- [Recorded data]
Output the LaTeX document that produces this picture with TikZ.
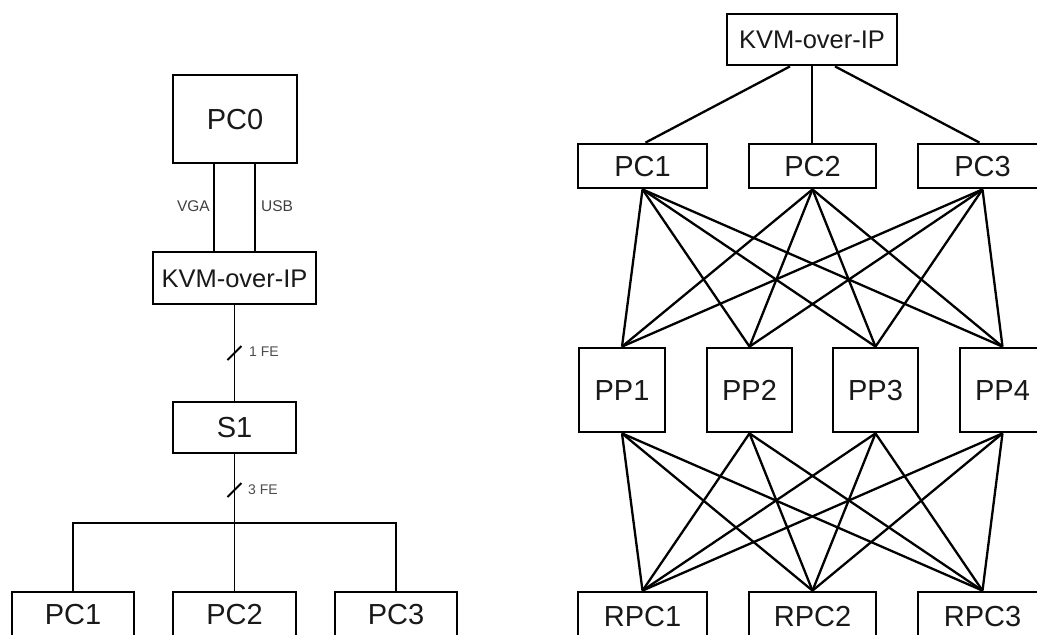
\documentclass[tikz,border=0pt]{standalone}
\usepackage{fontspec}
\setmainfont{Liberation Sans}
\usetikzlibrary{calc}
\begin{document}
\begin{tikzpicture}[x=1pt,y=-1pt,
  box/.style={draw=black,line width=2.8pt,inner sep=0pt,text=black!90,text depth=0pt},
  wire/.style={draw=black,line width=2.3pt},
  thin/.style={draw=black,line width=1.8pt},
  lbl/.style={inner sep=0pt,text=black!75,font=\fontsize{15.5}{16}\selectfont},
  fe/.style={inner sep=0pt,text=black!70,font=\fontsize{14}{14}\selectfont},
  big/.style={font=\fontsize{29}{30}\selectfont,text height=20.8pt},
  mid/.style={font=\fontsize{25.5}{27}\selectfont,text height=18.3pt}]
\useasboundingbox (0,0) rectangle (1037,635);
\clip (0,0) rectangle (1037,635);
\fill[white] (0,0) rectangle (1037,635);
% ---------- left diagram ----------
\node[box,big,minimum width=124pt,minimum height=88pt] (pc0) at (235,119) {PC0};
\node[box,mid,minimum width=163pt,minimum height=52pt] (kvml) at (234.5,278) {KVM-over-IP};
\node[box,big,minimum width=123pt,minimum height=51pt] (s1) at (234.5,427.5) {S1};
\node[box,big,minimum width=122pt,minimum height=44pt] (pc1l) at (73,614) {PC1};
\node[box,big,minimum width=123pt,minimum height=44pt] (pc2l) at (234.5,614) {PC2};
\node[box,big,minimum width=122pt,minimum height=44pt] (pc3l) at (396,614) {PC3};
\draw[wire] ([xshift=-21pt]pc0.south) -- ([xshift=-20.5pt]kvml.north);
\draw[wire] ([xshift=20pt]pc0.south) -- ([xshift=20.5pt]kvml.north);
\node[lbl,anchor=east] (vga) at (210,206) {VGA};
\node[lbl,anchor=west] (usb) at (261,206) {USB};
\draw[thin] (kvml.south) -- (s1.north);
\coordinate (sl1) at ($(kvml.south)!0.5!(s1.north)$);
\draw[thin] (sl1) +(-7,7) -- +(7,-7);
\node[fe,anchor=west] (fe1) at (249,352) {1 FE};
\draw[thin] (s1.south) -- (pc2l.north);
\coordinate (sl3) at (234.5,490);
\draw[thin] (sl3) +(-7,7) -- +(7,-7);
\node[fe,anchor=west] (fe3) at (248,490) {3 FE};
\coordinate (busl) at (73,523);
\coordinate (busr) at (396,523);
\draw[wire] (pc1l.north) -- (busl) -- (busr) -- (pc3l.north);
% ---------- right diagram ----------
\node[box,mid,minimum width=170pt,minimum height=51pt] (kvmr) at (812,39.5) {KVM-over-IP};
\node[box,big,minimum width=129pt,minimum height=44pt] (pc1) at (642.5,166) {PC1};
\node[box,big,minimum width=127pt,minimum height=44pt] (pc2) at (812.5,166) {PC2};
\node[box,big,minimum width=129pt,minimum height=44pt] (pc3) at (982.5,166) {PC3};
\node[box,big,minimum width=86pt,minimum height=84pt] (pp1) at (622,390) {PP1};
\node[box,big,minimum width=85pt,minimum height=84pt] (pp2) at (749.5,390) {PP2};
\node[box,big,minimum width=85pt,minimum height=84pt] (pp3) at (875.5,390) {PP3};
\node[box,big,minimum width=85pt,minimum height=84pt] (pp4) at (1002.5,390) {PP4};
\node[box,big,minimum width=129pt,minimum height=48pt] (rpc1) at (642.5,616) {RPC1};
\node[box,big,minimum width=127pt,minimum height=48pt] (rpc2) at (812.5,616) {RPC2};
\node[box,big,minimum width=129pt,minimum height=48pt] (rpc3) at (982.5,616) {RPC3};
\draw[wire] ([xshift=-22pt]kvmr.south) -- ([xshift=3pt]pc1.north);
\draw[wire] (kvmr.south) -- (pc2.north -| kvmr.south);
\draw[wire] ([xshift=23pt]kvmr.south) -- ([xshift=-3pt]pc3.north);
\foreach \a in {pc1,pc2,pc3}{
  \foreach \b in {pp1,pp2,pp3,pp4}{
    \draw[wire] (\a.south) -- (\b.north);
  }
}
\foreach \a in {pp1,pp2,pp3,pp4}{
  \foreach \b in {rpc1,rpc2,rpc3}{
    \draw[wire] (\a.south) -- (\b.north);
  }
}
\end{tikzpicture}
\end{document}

- [Exercise]
Return the listing above unchanged, apart from dropping its pictures.

- [Task solution]
Output the LaTeX document that produces this picture with TikZ.
\documentclass[tikz,border=0pt]{standalone}
\usepackage{fontspec}
\setmainfont{Liberation Sans}
\usetikzlibrary{calc}
\begin{document}
\begin{tikzpicture}[x=1pt,y=-1pt,
  box/.style={draw=black,line width=2.8pt,inner sep=0pt,text=black!90,text depth=0pt},
  wire/.style={draw=black,line width=2.3pt},
  thin/.style={draw=black,line width=1.8pt},
  lbl/.style={inner sep=0pt,text=black!75,font=\fontsize{15.5}{16}\selectfont},
  fe/.style={inner sep=0pt,text=black!70,font=\fontsize{14}{14}\selectfont},
  big/.style={font=\fontsize{29}{30}\selectfont,text height=20.8pt},
  mid/.style={font=\fontsize{25.5}{27}\selectfont,text height=18.3pt}]
\useasboundingbox (0,0) rectangle (1037,635);
\clip (0,0) rectangle (1037,635);
\fill[white] (0,0) rectangle (1037,635);
% ---------- left diagram ----------
\node[box,big,minimum width=124pt,minimum height=88pt] (pc0) at (235,119) {PC0};
\node[box,mid,minimum width=163pt,minimum height=52pt] (kvml) at (234.5,278) {KVM-over-IP};
\node[box,big,minimum width=123pt,minimum height=51pt] (s1) at (234.5,427.5) {S1};
\node[box,big,minimum width=122pt,minimum height=44pt] (pc1l) at (73,614) {PC1};
\node[box,big,minimum width=123pt,minimum height=44pt] (pc2l) at (234.5,614) {PC2};
\node[box,big,minimum width=122pt,minimum height=44pt] (pc3l) at (396,614) {PC3};
\draw[wire] ([xshift=-21pt]pc0.south) -- ([xshift=-20.5pt]kvml.north);
\draw[wire] ([xshift=20pt]pc0.south) -- ([xshift=20.5pt]kvml.north);
\node[lbl,anchor=east] (vga) at (210,206) {VGA};
\node[lbl,anchor=west] (usb) at (261,206) {USB};
\draw[thin] (kvml.south) -- (s1.north);
\coordinate (sl1) at ($(kvml.south)!0.5!(s1.north)$);
\draw[thin] (sl1) +(-7,7) -- +(7,-7);
\node[fe,anchor=west] (fe1) at (249,352) {1 FE};
\draw[thin] (s1.south) -- (pc2l.north);
\coordinate (sl3) at (234.5,490);
\draw[thin] (sl3) +(-7,7) -- +(7,-7);
\node[fe,anchor=west] (fe3) at (248,490) {3 FE};
\coordinate (busl) at (73,523);
\coordinate (busr) at (396,523);
\draw[wire] (pc1l.north) -- (busl) -- (busr) -- (pc3l.north);
% ---------- right diagram ----------
\node[box,mid,minimum width=170pt,minimum height=51pt] (kvmr) at (812,39.5) {KVM-over-IP};
\node[box,big,minimum width=129pt,minimum height=44pt] (pc1) at (642.5,166) {PC1};
\node[box,big,minimum width=127pt,minimum height=44pt] (pc2) at (812.5,166) {PC2};
\node[box,big,minimum width=129pt,minimum height=44pt] (pc3) at (982.5,166) {PC3};
\node[box,big,minimum width=86pt,minimum height=84pt] (pp1) at (622,390) {PP1};
\node[box,big,minimum width=85pt,minimum height=84pt] (pp2) at (749.5,390) {PP2};
\node[box,big,minimum width=85pt,minimum height=84pt] (pp3) at (875.5,390) {PP3};
\node[box,big,minimum width=85pt,minimum height=84pt] (pp4) at (1002.5,390) {PP4};
\node[box,big,minimum width=129pt,minimum height=48pt] (rpc1) at (642.5,616) {RPC1};
\node[box,big,minimum width=127pt,minimum height=48pt] (rpc2) at (812.5,616) {RPC2};
\node[box,big,minimum width=129pt,minimum height=48pt] (rpc3) at (982.5,616) {RPC3};
\draw[wire] ([xshift=-22pt]kvmr.south) -- ([xshift=3pt]pc1.north);
\draw[wire] (kvmr.south) -- (pc2.north -| kvmr.south);
\draw[wire] ([xshift=23pt]kvmr.south) -- ([xshift=-3pt]pc3.north);
\foreach \a in {pc1,pc2,pc3}{
  \foreach \b in {pp1,pp2,pp3,pp4}{
    \draw[wire] (\a.south) -- (\b.north);
  }
}
\foreach \a in {pp1,pp2,pp3,pp4}{
  \foreach \b in {rpc1,rpc2,rpc3}{
    \draw[wire] (\a.south) -- (\b.north);
  }
}
\end{tikzpicture}
\end{document}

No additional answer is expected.